At the bottom (of the mountain, not the Eiffel tower) I filled an empty bottle I’d picked up on the way down at the bathroom that had won best Seoul bathroom in 2001. I hope it looked better then. A few steps beyond stood two restaurants with shady terraces. The terrace floor was bare dirt, the chairs a jumble of styles and all the furniture looked like it had never been new, but the beer was cold and the fan trained on me a delight.
From there I walked toward the metro by walking to where oncoming hikers came from. Then I followed two returning hikers until they got sidetracked at an open market. I followed another, this time asking him, who led me to the metro even though apparently he didn’t need to go there. I got home, lazed about, went to the gym to loosen my muscles on the bike, and finished it all off with the lavender hot tub. I had another buffet dinner and again stuffed myself with the lamb leg with the mint jelly.
I thought I’d go to bed early, but somehow the internet refused to work after I’d written half this entry, and so, frustrated, I watched TV and read until midnight.
In the morning I went to the Seoul International Baptist Church, where I yawned aplenty. I should have just gone to bed earlier… After the service I went out for lunch at Itaewon with Jeff and his family. I’ll not explain how I know Jeff, because it’s a bit complicated, but it was fun to have someone to talk with and spend time with. Solo travel can get lonely.
From Itaewon I took the metro to Anguk near Insadong, because I was to meet up there with a business partner and his American guest whom he was showing around Seoul. I was early, so I decided to head to the palace the name of which I always need to look up – Gyeongbokgung palace. (It’s not really a distinctive, because I need to look all of them up.) A little signpost on the way changed my mind. It read: Seoul Museum of Chicken Art.
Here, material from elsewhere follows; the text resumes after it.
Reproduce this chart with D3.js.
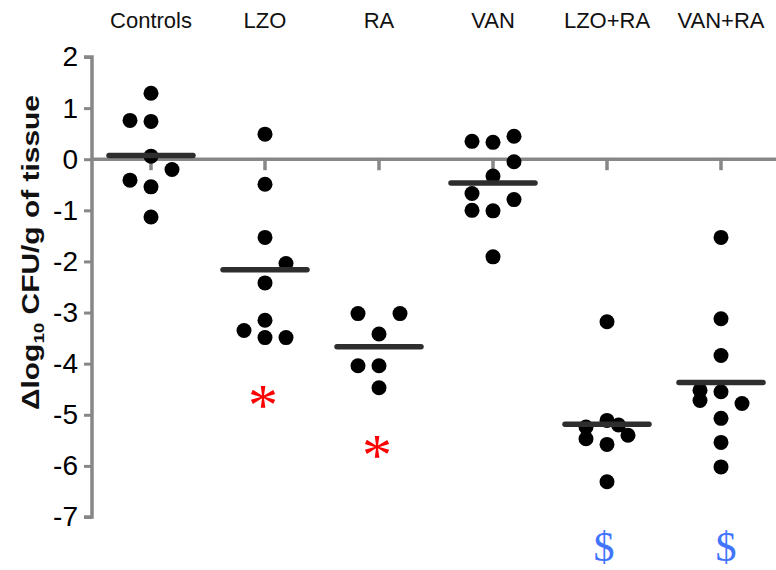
<!DOCTYPE html>
<html>
<head>
<meta charset="utf-8">
<script src="https://cdn.jsdelivr.net/npm/d3@7"></script>
<style>
  html, body { margin: 0; padding: 0; background: #fff; }
  svg { display: block; }
</style>
</head>
<body>
<svg id="chart" width="776" height="570"></svg>
<script>
// ---- data ----
const categories = ["Controls", "LZO", "RA", "VAN", "LZO+RA", "VAN+RA"];
const controls     = [1.29, 0.76, 0.74, 0.06, -0.20, -0.41, -0.54, -1.13];
const controlsSlot = [0, -1, 0, 0, 1, -1, 0, 0];
const lzo          = [0.49, -0.49, -1.53, -2.04, -2.42, -3.15, -3.35, -3.49, -3.49];
const lzoSlot      = [0, 0, 0, 1, 0, 0, -1, 0, 1];
const ra           = [-3.02, -3.02, -3.42, -4.04, -4.04, -4.47];
const raSlot       = [-1, 1, 0, -1, 0, 0];
const van          = [0.45, 0.35, 0.33, -0.05, -0.33, -0.67, -0.79, -1.00, -1.01, -1.91];
const vanSlot      = [1, -1, 0, 1, 0, -1, 1, -1, 0, 0];
const lzoRa        = [-3.18, -5.11, -5.20, -5.24, -5.40, -5.47, -5.58, -6.31];
const lzoRaSlot    = [0, 0, 0.55, -1, 1, -1, 0, 0];
const vanRa        = [-1.53, -3.12, -3.84, -4.52, -4.55, -4.72, -4.78, -5.07, -5.54, -6.02];
const vanRaSlot    = [0, 0, 0, -1, 0, -1, 1, 0, 0, 0];
const yTicks = [2, 1, 0, -1, -2, -3, -4, -5, -6, -7];
const asteriskGroups = ["LZO", "RA"];       // red * (significance vs controls)
const dollarGroups   = ["LZO+RA", "VAN+RA"]; // blue $

const seriesValues = [controls, lzo, ra, van, lzoRa, vanRa];
const seriesSlots  = [controlsSlot, lzoSlot, raSlot, vanSlot, lzoRaSlot, vanRaSlot];

// ---- layout ----
const W = 776, H = 570;
const axisX = 92;
const svg = d3.select("#chart");

const x = d3.scalePoint().domain(categories).range([151, 721]);
const y = d3.scaleLinear().domain([-7, 2]).range([517, 57]);
const slotW = 21, r = 7.5, meanHalf = 42;
const gray = "#878787";

// y axis
const yAxis = d3.axisLeft(y).tickValues(yTicks).tickSize(8).tickPadding(6)
  .tickFormat(d => String(d));
const gy = svg.append("g").attr("transform", `translate(${axisX},0)`).call(yAxis);
gy.select(".domain").attr("stroke", gray).attr("stroke-width", 3.5)
  .attr("d", `M-8,${y(2)}H0V${y(-7)}H-8`);
gy.selectAll(".tick line").attr("stroke", gray).attr("stroke-width", 3);
gy.selectAll(".tick text")
  .attr("font-family", "Liberation Sans, Arial, sans-serif")
  .attr("font-size", 28).attr("fill", "#000");

// zero line
svg.append("line").attr("x1", axisX).attr("x2", W)
  .attr("y1", y(0)).attr("y2", y(0))
  .attr("stroke", gray).attr("stroke-width", 3.5);

// category ticks hanging from zero line
svg.append("g").selectAll("line").data(categories).join("line")
  .attr("x1", d => x(d)).attr("x2", d => x(d))
  .attr("y1", y(0)).attr("y2", y(0) + 11)
  .attr("stroke", gray).attr("stroke-width", 3.5);

// category labels on top
svg.append("g").selectAll("text").data(categories).join("text")
  .attr("x", d => x(d)).attr("y", 28)
  .attr("text-anchor", "middle")
  .attr("font-family", "Liberation Sans, Arial, sans-serif")
  .attr("font-size", 22).attr("fill", "#111")
  .text(d => d);

// dots
const groups = svg.append("g").selectAll("g").data(categories).join("g");
groups.each(function(cat, i) {
  const vals = seriesValues[i], slots = seriesSlots[i];
  d3.select(this).selectAll("circle").data(vals).join("circle")
    .attr("cx", (v, j) => x(cat) + slots[j] * slotW)
    .attr("cy", v => y(v))
    .attr("r", r).attr("fill", "#000");
});

// mean lines
svg.append("g").selectAll("line").data(categories).join("line")
  .attr("x1", d => x(d) - meanHalf).attr("x2", d => x(d) + meanHalf)
  .attr("y1", (d, i) => y(d3.mean(seriesValues[i])))
  .attr("y2", (d, i) => y(d3.mean(seriesValues[i])))
  .attr("stroke", "#2e2e2e").attr("stroke-width", 5.5).attr("stroke-linecap", "round");

// red asterisks below the lowest point
svg.append("g").selectAll("text").data(asteriskGroups).join("text")
  .attr("x", d => x(d) - 2)
  .attr("y", d => y(d3.min(seriesValues[categories.indexOf(d)])) + 87)
  .attr("text-anchor", "middle")
  .attr("font-family", "Liberation Serif, Times New Roman, serif")
  .attr("font-size", 60).attr("fill", "#ff0000")
  .text("*");

// blue dollar signs at the bottom
svg.append("g").selectAll("text").data(dollarGroups).join("text")
  .attr("x", d => x(d) + (d === "LZO+RA" ? -3 : 5))
  .attr("y", H - 9)
  .attr("text-anchor", "middle")
  .attr("font-family", "Liberation Serif, Times New Roman, serif")
  .attr("font-size", 42).attr("fill", "#4275ff")
  .text("$");

// y axis title
const title = svg.append("text")
  .attr("transform", `translate(39,${(95 + 410) / 2}) rotate(-90)`)
  .attr("text-anchor", "middle")
  .attr("textLength", 315).attr("lengthAdjust", "spacingAndGlyphs")
  .attr("font-family", "Liberation Sans, Arial, sans-serif")
  .attr("font-weight", "bold").attr("font-size", 24).attr("fill", "#111");
title.append("tspan").text("\u0394log");
title.append("tspan").attr("font-size", 15).attr("dy", 5).text("10");
title.append("tspan").attr("dy", -5).text(" CFU/g of tissue");
</script>
</body>
</html>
Chicken Art, I thought. Art brut taken to its logical extreme, with chickens doing the painting? A kitchen museum – I’ve already heard a few Koreans confuse “chicken” and “kitchen?” Servile art under dictatorial regimes? Or something like the “Körperwelten” show with chickens? After getting lost and getting help from the friendly girl at the World museum of Jewellery I found it, and it turned out to be a private collection of painted and stitched and blown and formed and moulded and carved chicken, mostly our of wood and for Korean funeral purposes. Apparently, the chicken symbolises four things in Korean tradition: fertility, success & wealth, fatherhood, and salvation from evil spirit. I’ll quote from the note I received:
“On this exhibition, we are focusing on the fourth meaning of chicken in Korean culture. […] The wooden carved chicken that decorates the traditional Korean funeral bier are called Kokdoo. Kokdoos are usually various symbols of animals or generals and priests who are believed to protect the dead pperson over his/her long journey to the other world. Of these Kokdoos, Chicken Kokdoo notices the other world the dead person’s departure and guides the dead person to the other world with safety.”
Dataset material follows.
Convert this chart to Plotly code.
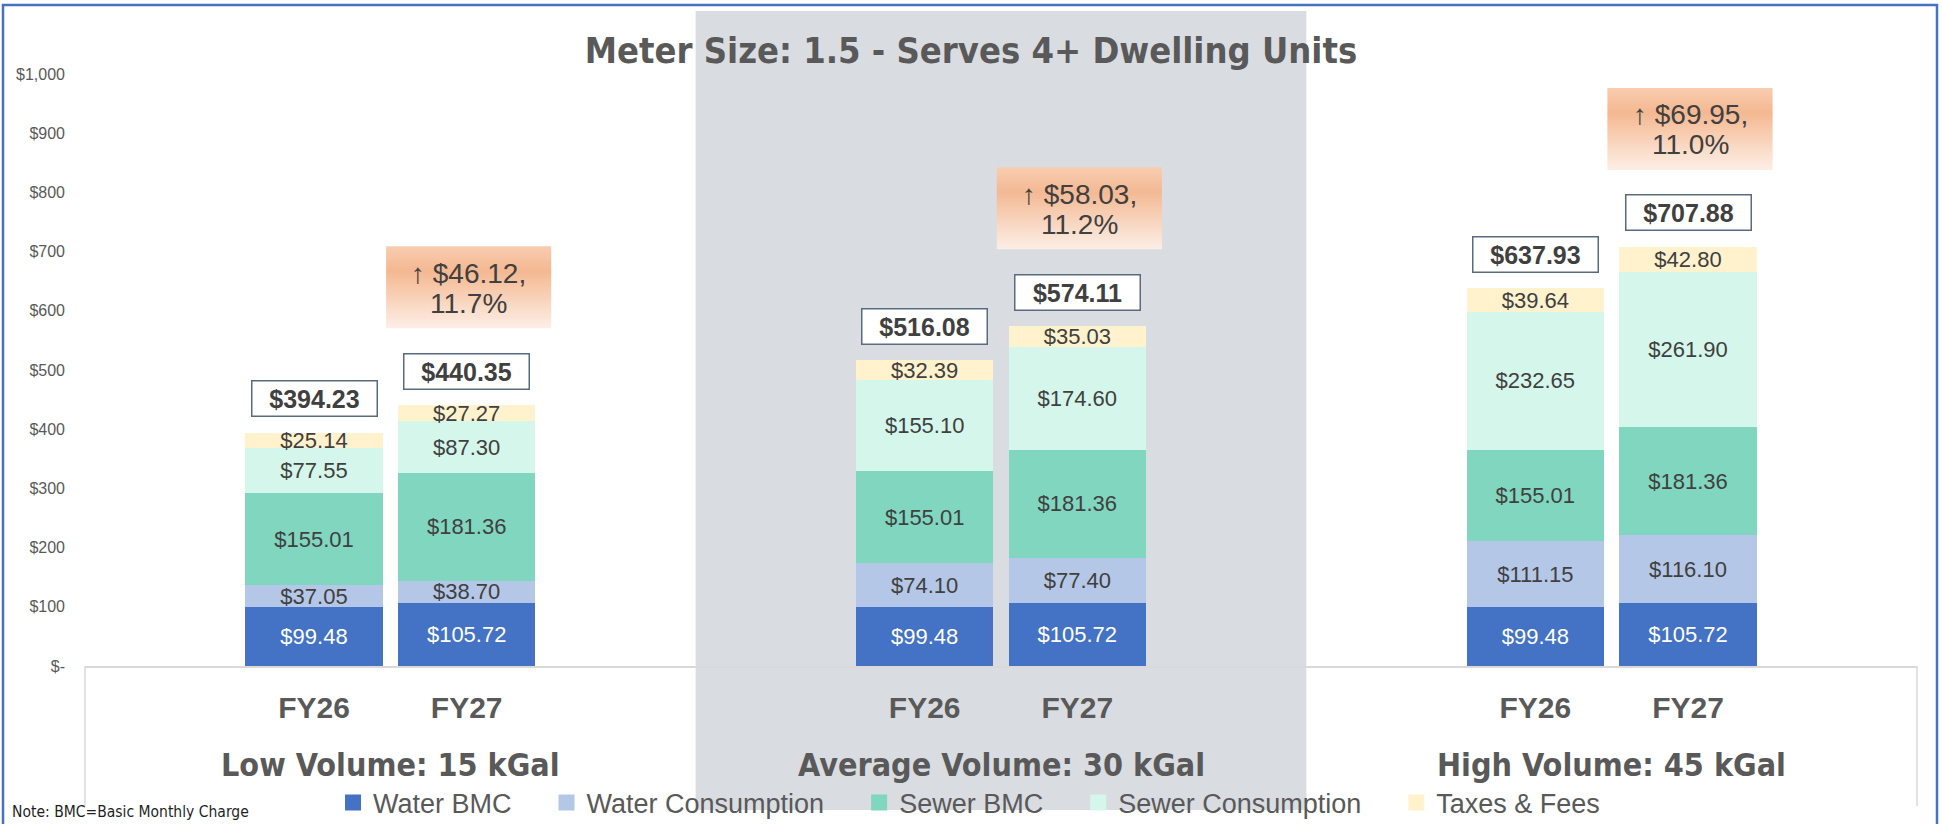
import plotly.graph_objects as go

# ---------------- data ----------------
groups = ["Low Volume: 15 kGal", "Average Volume: 30 kGal", "High Volume: 45 kGal"]
years = ["FY26", "FY27"]
series_names = ["Water BMC", "Water Consumption", "Sewer BMC", "Sewer Consumption", "Taxes & Fees"]

# order: Low FY26, Low FY27, Avg FY26, Avg FY27, High FY26, High FY27
water_bmc = [99.48, 105.72, 99.48, 105.72, 99.48, 105.72]
water_consumption = [37.05, 38.70, 74.10, 77.40, 111.15, 116.10]
sewer_bmc = [155.01, 181.36, 155.01, 181.36, 155.01, 181.36]
sewer_consumption = [77.55, 87.30, 155.10, 174.60, 232.65, 261.90]
taxes_fees = [25.14, 27.27, 32.39, 35.03, 39.64, 42.80]

y_tick_values = [0, 100, 200, 300, 400, 500, 600, 700, 800, 900, 1000]
y_tick_labels = ["$-", "$100", "$200", "$300", "$400", "$500", "$600", "$700", "$800", "$900", "$1,000"]

title_text = "Meter Size: 1.5 - Serves 4+ Dwelling Units"
note_text = "Note: BMC=Basic Monthly Charge"

# ---------------- styles ----------------
series_values = [water_bmc, water_consumption, sewer_bmc, sewer_consumption, taxes_fees]
series_colors = ["#4472C4", "#B4C7E7", "#80D6BE", "#D5F6EA", "#FFF2CC"]
label_colors = ["#FFFFFF", "#404040", "#404040", "#404040", "#404040"]

BODY = "Liberation Sans, Arial, sans-serif"
COND = "Liberation Sans Narrow, Arial Narrow, DejaVu Sans Condensed, sans-serif"
GREY_TEXT = "#595959"
DARK_TEXT = "#404040"

FIG_W, FIG_H = 1942, 824
L, R, T, B = 85, 25, 74, 158
PW, PH = FIG_W - L - R, FIG_H - T - B


def paper_x(px):
    return (px - L) / PW


def paper_y(py):
    return (FIG_H - B - py) / PH


SLOTS = 4  # blank, FY26, FY27, blank per group (Excel-style spacing)
n_groups = len(groups)
x_pos = [SLOTS * g + 1.5 + k for g in range(n_groups) for k in range(len(years))]
x_text = [years[k] for g in range(n_groups) for k in range(len(years))]
totals = [round(sum(v[i] for v in series_values), 2) for i in range(len(x_pos))]

fig = go.Figure()

LEGEND_PAD = "\u00a0" * 4
for name, vals, col, tcol in zip(series_names, series_values, series_colors, label_colors):
    fig.add_trace(go.Bar(
        x=x_pos, y=vals, name=name, width=0.9,
        marker=dict(color=col, line=dict(width=0)),
        text=[f"${v:,.2f}" for v in vals],
        textposition="inside", insidetextanchor="middle", textangle=0,
        constraintext="none",
        textfont=dict(family=BODY, size=22, color=tcol),
        showlegend=False, hoverinfo="skip",
    ))
    # legend swatch
    fig.add_trace(go.Scatter(
        x=[None], y=[None], mode="markers", name=name + LEGEND_PAD,
        marker=dict(symbol="square", size=16, color=col, line=dict(width=0)),
        showlegend=True, hoverinfo="skip",
    ))

shapes = []
annotations = []

# grey highlight behind the middle group
shapes.append(dict(
    type="rect", xref="paper", yref="paper",
    x0=SLOTS * 1 / (SLOTS * n_groups), x1=SLOTS * 2 / (SLOTS * n_groups),
    y0=paper_y(810), y1=paper_y(11),
    fillcolor="#D9DCE1", line=dict(width=0), layer="below",
))

# category dividers
for xp in (0, 1):
    shapes.append(dict(type="line", xref="paper", yref="paper",
                       x0=xp, x1=xp, y0=0, y1=paper_y(806),
                       line=dict(color="#D9D9D9", width=1.5), layer="below"))

# outer frame
shapes.append(dict(type="rect", xref="paper", yref="paper",
                   x0=paper_x(3), x1=paper_x(1937), y0=paper_y(830), y1=paper_y(5),
                   line=dict(color="#4472C4", width=2.5), fillcolor="rgba(0,0,0,0)",
                   layer="above"))

# total labels
for xp, tot in zip(x_pos, totals):
    annotations.append(dict(
        x=xp, y=tot, xref="x", yref="y", showarrow=False,
        text=f"<b>${tot:,.2f}</b>", yanchor="middle", yshift=34,
        width=120, height=30, borderpad=2, borderwidth=1.5,
        bordercolor="#5A6A7F", bgcolor="#FFFFFF",
        font=dict(family=BODY, size=25, color=DARK_TEXT),
    ))


def lerp_color(c1, c2, t):
    a = [int(c1[i:i + 2], 16) for i in (1, 3, 5)]
    b = [int(c2[i:i + 2], 16) for i in (1, 3, 5)]
    return "#" + "".join(f"{round(a[j] + (b[j] - a[j]) * t):02X}" for j in range(3))


def grad(t):
    stops = [(0.0, "#F8CDB0"), (0.3, "#F4B891"), (1.0, "#FDEFE6")]
    for (t0, c0), (t1, c1) in zip(stops[:-1], stops[1:]):
        if t <= t1:
            return lerp_color(c0, c1, (t - t0) / (t1 - t0))
    return stops[-1][1]


# increase callouts
BOX_BOTTOM, BOX_TOP, BOX_HALF_W = 77, 159, 82.5
N_STRIPS = 41
for g in range(n_groups):
    i26, i27 = 2 * g, 2 * g + 1
    inc = totals[i27] - totals[i26]
    pct = inc / totals[i26] * 100
    h = (BOX_TOP - BOX_BOTTOM) / N_STRIPS
    for s in range(N_STRIPS):
        y1 = BOX_TOP - s * h
        y0 = max(BOX_BOTTOM, BOX_TOP - (s + 1) * h - 0.7)
        shapes.append(dict(
            type="rect", xref="x", yref="y",
            xsizemode="pixel", ysizemode="pixel",
            xanchor=x_pos[i27], yanchor=totals[i27],
            x0=-BOX_HALF_W + 2, x1=BOX_HALF_W + 2, y0=y0, y1=y1,
            fillcolor=grad((s + 0.5) / N_STRIPS), line=dict(width=0), layer="above",
        ))
    mid = (BOX_TOP + BOX_BOTTOM) / 2
    annotations.append(dict(
        x=x_pos[i27], y=totals[i27], xref="x", yref="y", showarrow=False,
        text=f"\u2191 ${inc:,.2f},", yanchor="middle", yshift=mid + 14, xshift=2,
        font=dict(family=BODY, size=28, color=DARK_TEXT),
    ))
    annotations.append(dict(
        x=x_pos[i27], y=totals[i27], xref="x", yref="y", showarrow=False,
        text=f"{pct:.1f}%", yanchor="middle", yshift=mid - 16, xshift=2,
        font=dict(family=BODY, size=28, color=DARK_TEXT),
    ))

# group labels
for g, gname in enumerate(groups):
    annotations.append(dict(
        x=SLOTS * g + SLOTS / 2, y=paper_y(765), xref="x", yref="paper",
        showarrow=False, text=gname, yanchor="middle",
        font=dict(family=COND, size=32, color=GREY_TEXT, weight="bold"),
    ))

# note
annotations.append(dict(
    x=paper_x(10), y=paper_y(812), xref="paper", yref="paper",
    showarrow=False, text=note_text, xanchor="left", yanchor="middle",
    font=dict(family=COND, size=15.5, color="#1F1F1F"),
))

fig.update_layout(
    width=FIG_W, height=FIG_H,
    margin=dict(l=L, r=R, t=T, b=B, pad=0, autoexpand=False),
    paper_bgcolor="#FFFFFF", plot_bgcolor="rgba(0,0,0,0)",
    barmode="stack",
    title=dict(text=title_text, x=0.5, xref="container", xanchor="center",
               y=1 - 50 / FIG_H, yref="container", yanchor="middle",
               font=dict(family=COND, size=36, color=GREY_TEXT, weight="bold")),
    xaxis=dict(range=[0, SLOTS * n_groups], tickmode="array", tickvals=x_pos, ticktext=x_text,
               showline=True, linecolor="#D9D9D9", linewidth=1.5, ticks="",
               showgrid=False, zeroline=False, ticklabelstandoff=14, automargin=False,
               tickfont=dict(family=BODY, size=30, color=GREY_TEXT, weight="bold")),
    yaxis=dict(range=[0, 1000], tickmode="array", tickvals=y_tick_values, ticktext=y_tick_labels,
               showgrid=False, zeroline=False, showline=False, ticks="",
               ticklabelstandoff=19, automargin=False,
               tickfont=dict(family=BODY, size=16, color=GREY_TEXT)),
    legend=dict(orientation="h", x=984 / FIG_W, xref="container", xanchor="center",
                y=1 - 803 / FIG_H, yref="container", yanchor="middle", traceorder="normal",
                bgcolor="rgba(0,0,0,0)",
                font=dict(family=BODY, size=27, color=GREY_TEXT)),
    shapes=shapes,
    annotations=annotations,
    showlegend=True,
)

fig.write_html("out.html", config={"displayModeBar": False},
               post_script="document.body.style.margin='0';")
It was a small museum, just right for my purposes, bright and quirky.
I met my acquaintance and the American, Nancy, as agreed. We had a traditional Korean dinner of many courses and many dishes, with lots of different tastes assaulting the palate. I can’t remember how many variations of Kimchi I tried. After dinner my acquaintance wanted to take us to Gyeongbokgung palace, but it had closed, so instead he drove us up Buk’ak mountain, from where we had a neat night view of Seoul. Then, because he and Nancy have to get up early tomorrow and she’s still jet-lagged, we headed home.